An excited murmur went through the room when Fisher told the students to form three groups for the "Jeopardy" quiz. On the SMART Board screen the TV game show display board appeared and music played. One group leader chose "Forms of Energy" for $500. The definition: "Energy that holds atoms together in molecules." After conferring with her team, she shouted, "What is chemical energy?"
Her team cheered.
Fisher could display the webpage on the TV mounted in the corner behind her desk, but the screen is small and the words difficult to see. Besides, she'd be stuck at her desk using the computer, instead of at the front of the room, giving more of her attention to her students, she said.
"It's pretty amazing," Fisher said of the interactive board. "The best thing is, it's more engaging."
By pushing a button on the board's screen or frame, Fisher can enlarge words, pictures and other images; she can move them around the screen and even send the image to a printer.
Instead of coming to work an hour early to write the day's notes on ordinary white boards, she can write the notes for her five classes as she's teaching the lessons.
Her students say the board makes a difference.
"It makes our learning clearer and more fun," said Jake Hunter, 11.
"Way more fun," 11-year-old Clayton Doorbarroa added.
The pace was moving fast in Lara Filgas' fifth-grade classroom at Santa Rosa Technology Magnet School. During language practice, a student came up to the interactive board to correct the sentence, "Please paw the movie while I get a glass of water."
Writing with her finger, she circled "paw" and wrote "pause" under it.
The class buzzed with anticipation when Filgas said a geography lesson was next. They hurriedly formed two teams and, one by one, identified a state by touching an area of the U. S. map projected on the SMART Board. A box on the screen tracked the teams' scores. The students in line giggled when a teammate answered correctly.
Around the corner, in Jerri Lejeune's classroom, the atmosphere was more relaxed. Using the SMART Board, Lejeune showed her sixth-graders where to access a Web page with a crossword puzzle, flip cards and short quizzes to prepare for an upcoming test on ancient civilizations.
The students took out their laptops and brought up the Web page. Christian Chatfield, 11, finished the crossword puzzle in five minutes.
"I didn't get a single word wrong," he said.
Ten-year-old Danielle Rohlfing said, "I think it's really fun, because it's interactive."
Santa Rosa Technology Magnet has 10 wall-mounted SMART Boards.
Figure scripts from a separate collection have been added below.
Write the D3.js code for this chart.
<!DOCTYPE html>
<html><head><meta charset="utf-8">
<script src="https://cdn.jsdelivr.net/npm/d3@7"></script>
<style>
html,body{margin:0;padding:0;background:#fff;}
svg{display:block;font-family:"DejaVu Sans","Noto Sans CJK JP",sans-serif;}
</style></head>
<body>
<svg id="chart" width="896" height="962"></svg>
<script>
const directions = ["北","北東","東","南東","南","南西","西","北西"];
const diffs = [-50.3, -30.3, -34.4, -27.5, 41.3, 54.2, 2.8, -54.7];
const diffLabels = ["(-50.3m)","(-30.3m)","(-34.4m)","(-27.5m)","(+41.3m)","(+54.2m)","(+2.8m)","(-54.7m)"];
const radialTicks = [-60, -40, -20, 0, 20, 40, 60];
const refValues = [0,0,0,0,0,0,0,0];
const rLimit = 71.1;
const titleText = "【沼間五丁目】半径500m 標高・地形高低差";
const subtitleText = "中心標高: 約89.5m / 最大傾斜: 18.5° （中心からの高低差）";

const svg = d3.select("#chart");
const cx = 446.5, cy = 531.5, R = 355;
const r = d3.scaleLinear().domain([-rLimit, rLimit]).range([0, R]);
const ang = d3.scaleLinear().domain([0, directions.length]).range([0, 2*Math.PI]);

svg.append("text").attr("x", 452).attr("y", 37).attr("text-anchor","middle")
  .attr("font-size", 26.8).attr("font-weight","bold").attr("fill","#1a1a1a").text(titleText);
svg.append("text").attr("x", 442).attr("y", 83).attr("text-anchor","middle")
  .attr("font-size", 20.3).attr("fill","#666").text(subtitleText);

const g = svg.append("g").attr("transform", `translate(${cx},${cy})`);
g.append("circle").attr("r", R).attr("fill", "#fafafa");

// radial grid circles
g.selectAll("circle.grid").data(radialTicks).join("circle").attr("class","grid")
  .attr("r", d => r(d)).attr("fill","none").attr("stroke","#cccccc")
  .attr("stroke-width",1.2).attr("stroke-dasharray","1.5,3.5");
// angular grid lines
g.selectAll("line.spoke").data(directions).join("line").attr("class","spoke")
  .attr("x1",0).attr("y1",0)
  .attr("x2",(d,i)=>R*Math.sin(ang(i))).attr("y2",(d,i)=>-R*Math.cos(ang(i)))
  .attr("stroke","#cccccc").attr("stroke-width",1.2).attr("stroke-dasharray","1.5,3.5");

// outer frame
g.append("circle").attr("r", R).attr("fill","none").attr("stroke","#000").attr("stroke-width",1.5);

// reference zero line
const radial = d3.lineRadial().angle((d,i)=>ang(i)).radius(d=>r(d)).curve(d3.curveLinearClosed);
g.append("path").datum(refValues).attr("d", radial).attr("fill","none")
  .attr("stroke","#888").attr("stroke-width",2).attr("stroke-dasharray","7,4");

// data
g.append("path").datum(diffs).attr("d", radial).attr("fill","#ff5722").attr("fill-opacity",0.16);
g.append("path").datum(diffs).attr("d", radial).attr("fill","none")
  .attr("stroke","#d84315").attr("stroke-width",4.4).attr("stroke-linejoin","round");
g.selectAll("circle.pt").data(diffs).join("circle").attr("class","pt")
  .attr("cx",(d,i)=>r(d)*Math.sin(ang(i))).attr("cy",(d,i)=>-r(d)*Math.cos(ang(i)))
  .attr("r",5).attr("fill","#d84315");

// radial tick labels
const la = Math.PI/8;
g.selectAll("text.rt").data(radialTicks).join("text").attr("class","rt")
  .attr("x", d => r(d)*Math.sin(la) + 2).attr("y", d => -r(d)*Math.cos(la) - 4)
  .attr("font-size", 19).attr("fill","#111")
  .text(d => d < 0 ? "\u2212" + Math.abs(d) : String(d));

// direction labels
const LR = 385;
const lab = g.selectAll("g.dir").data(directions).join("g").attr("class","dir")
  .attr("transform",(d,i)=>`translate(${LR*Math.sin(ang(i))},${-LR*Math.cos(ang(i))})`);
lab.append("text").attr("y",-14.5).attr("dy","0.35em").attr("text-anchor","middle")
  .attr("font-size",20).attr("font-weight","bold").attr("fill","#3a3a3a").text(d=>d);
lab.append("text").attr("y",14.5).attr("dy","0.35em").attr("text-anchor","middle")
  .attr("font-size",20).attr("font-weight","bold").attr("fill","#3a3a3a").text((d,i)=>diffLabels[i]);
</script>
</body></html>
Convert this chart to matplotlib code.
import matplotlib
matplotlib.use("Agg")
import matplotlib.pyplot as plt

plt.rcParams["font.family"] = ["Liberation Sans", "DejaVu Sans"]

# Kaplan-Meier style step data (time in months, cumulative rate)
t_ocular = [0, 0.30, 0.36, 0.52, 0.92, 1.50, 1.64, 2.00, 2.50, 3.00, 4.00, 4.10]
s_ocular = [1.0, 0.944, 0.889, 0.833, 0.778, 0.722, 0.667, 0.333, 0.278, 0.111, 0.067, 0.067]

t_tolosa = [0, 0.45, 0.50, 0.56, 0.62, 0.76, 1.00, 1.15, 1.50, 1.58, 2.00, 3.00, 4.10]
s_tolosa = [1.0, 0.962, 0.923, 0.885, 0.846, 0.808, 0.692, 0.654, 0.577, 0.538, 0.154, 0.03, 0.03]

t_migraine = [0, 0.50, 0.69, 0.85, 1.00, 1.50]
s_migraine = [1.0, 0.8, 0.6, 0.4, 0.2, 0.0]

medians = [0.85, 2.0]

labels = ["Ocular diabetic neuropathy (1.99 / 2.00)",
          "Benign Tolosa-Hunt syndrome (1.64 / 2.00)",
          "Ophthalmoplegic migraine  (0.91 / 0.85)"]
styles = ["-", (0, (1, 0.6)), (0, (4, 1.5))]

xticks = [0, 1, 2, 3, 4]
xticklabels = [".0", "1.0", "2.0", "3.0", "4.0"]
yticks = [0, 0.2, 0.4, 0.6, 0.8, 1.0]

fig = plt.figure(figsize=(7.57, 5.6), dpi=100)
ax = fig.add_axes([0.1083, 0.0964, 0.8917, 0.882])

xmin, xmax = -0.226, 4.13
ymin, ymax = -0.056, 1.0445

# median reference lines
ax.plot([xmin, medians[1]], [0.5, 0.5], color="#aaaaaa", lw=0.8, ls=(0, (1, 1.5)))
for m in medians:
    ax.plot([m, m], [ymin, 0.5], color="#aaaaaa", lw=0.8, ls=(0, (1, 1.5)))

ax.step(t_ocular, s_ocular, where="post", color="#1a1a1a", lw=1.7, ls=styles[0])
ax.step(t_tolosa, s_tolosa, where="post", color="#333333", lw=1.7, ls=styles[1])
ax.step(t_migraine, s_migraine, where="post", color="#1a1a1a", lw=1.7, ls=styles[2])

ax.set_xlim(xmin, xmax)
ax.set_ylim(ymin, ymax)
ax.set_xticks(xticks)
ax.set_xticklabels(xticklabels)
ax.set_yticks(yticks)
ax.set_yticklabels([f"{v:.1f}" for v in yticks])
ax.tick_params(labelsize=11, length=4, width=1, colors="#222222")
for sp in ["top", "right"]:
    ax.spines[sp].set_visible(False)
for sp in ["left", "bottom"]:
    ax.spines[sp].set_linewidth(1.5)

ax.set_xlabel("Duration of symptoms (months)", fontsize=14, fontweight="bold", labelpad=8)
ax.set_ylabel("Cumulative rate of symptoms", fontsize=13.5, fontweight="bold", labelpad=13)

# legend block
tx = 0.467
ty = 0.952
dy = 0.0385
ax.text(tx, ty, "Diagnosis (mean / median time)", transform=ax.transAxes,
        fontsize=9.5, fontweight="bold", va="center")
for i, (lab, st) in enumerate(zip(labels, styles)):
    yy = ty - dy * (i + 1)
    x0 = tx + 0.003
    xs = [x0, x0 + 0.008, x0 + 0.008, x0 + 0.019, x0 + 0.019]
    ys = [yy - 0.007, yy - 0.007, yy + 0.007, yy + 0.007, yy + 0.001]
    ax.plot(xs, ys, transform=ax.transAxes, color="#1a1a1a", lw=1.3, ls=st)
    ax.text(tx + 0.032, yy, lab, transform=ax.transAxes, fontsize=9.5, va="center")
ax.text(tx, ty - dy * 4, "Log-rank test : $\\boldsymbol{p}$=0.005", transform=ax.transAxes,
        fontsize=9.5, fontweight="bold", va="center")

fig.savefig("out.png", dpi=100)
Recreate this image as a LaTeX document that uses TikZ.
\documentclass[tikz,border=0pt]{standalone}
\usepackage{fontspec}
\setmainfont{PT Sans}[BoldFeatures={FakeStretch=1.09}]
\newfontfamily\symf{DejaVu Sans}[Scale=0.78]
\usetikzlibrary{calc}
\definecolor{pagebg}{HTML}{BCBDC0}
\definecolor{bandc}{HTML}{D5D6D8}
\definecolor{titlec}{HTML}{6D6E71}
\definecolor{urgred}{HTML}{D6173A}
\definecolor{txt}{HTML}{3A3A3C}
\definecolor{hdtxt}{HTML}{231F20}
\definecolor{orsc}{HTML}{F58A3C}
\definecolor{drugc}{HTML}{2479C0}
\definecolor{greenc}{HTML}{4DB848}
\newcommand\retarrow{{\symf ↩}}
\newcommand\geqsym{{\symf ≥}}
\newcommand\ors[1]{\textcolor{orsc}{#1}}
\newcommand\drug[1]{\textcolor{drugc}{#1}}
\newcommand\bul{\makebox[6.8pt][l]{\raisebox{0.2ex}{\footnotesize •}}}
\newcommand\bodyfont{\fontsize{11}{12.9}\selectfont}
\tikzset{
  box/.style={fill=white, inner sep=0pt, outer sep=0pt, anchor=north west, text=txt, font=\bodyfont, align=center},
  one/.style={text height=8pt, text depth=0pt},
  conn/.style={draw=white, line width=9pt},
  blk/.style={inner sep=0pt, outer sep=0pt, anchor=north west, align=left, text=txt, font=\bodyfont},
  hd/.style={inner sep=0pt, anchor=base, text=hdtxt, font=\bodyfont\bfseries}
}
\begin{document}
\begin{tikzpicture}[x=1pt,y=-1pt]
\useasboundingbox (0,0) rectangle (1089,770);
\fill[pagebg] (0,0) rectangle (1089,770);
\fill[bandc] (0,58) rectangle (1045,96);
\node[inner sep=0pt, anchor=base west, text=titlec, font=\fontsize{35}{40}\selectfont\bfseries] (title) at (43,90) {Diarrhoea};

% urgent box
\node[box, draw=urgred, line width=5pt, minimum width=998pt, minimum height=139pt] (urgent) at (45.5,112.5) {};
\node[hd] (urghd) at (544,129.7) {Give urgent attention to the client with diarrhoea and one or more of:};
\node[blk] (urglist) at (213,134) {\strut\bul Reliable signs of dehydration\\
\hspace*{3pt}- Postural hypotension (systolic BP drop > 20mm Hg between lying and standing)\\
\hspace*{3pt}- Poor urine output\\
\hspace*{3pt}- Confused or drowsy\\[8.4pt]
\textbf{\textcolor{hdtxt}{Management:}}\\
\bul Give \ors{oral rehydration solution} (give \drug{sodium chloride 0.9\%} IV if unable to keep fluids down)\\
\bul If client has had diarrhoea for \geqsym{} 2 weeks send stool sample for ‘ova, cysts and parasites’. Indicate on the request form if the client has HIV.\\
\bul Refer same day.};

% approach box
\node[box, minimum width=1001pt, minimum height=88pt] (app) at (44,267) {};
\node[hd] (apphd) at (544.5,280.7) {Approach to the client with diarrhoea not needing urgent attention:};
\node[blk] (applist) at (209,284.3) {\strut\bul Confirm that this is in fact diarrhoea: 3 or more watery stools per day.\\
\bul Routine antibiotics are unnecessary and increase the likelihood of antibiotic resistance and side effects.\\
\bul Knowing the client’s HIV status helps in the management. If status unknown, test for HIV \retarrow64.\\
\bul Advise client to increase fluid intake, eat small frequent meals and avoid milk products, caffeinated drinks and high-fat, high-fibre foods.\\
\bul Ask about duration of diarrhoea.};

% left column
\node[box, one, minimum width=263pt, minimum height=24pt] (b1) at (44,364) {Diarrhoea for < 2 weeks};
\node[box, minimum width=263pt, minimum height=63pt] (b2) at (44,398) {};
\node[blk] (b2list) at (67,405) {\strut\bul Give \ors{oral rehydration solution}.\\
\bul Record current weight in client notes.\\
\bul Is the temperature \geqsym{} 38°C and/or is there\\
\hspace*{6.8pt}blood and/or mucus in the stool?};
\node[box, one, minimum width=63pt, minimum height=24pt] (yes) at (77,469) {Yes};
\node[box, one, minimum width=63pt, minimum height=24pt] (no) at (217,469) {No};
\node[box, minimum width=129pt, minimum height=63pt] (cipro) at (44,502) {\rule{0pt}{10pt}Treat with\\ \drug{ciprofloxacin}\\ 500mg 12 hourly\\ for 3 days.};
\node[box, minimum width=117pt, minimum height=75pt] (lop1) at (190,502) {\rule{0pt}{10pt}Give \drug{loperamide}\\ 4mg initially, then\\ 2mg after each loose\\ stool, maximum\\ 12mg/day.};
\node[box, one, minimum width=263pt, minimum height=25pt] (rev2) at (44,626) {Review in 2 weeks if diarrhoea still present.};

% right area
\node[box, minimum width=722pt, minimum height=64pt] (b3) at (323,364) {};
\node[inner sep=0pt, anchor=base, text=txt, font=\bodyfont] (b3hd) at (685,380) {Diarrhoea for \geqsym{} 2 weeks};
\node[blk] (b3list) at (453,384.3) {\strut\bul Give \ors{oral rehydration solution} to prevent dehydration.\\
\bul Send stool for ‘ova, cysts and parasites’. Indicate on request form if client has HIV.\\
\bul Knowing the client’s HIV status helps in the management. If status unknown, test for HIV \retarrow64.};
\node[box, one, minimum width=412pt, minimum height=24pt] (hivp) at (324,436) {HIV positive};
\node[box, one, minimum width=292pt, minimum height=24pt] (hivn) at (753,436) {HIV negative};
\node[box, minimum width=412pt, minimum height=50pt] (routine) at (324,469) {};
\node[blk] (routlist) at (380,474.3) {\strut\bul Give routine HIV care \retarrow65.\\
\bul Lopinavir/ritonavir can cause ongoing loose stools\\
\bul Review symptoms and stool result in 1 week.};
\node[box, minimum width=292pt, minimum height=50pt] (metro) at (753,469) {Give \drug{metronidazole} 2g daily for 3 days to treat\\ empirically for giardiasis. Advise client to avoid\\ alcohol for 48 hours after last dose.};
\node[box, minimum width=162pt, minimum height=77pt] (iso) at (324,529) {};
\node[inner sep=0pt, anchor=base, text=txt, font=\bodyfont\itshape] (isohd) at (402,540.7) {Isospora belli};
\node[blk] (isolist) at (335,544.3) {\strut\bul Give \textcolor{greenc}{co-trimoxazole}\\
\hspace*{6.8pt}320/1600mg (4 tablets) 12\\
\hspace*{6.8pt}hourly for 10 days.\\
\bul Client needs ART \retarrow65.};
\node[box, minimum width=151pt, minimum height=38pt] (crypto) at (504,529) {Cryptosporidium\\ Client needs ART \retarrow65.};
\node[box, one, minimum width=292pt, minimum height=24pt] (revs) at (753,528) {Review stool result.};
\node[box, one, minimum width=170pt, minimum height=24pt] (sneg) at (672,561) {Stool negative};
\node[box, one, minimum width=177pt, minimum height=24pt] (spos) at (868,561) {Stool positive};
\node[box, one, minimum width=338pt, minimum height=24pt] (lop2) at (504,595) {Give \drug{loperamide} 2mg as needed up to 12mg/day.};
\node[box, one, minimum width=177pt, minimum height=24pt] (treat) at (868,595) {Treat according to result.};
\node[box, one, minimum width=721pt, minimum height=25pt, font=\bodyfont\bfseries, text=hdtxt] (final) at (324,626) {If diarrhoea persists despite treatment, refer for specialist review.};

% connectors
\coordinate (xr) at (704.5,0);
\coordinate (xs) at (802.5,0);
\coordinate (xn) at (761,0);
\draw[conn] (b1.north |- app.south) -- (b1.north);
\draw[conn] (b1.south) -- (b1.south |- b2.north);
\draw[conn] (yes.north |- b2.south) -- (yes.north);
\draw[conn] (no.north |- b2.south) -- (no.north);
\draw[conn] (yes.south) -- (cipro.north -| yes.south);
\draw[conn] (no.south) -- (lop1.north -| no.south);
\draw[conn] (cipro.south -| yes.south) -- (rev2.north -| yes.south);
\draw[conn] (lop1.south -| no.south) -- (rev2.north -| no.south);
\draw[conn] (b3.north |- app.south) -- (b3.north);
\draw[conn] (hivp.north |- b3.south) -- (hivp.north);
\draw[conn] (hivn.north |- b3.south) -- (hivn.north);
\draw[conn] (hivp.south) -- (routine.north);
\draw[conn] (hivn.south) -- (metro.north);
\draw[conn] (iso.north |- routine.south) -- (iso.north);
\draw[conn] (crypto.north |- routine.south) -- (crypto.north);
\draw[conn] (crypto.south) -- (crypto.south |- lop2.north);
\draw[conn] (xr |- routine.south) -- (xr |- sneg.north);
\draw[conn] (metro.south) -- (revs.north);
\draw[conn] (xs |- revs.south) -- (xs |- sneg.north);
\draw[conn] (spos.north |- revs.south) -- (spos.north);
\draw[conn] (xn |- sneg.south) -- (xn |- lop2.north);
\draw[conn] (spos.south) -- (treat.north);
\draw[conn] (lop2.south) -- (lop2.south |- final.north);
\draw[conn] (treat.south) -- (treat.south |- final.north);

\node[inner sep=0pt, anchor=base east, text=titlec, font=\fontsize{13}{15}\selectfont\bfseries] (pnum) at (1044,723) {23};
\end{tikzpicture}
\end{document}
With it and the Internet, students have taken virtual field trips to NASA in Florida and spoken directly to scientists; toured the Grand Teton National Park and talked to park rangers; visited the site of a Japanese internment camp in Northern California and listened to former residents talk about their experiences—all without leaving the classroom.
As Lejeune waited for her students to finish their work, she said, "Look at how engaged the kids are."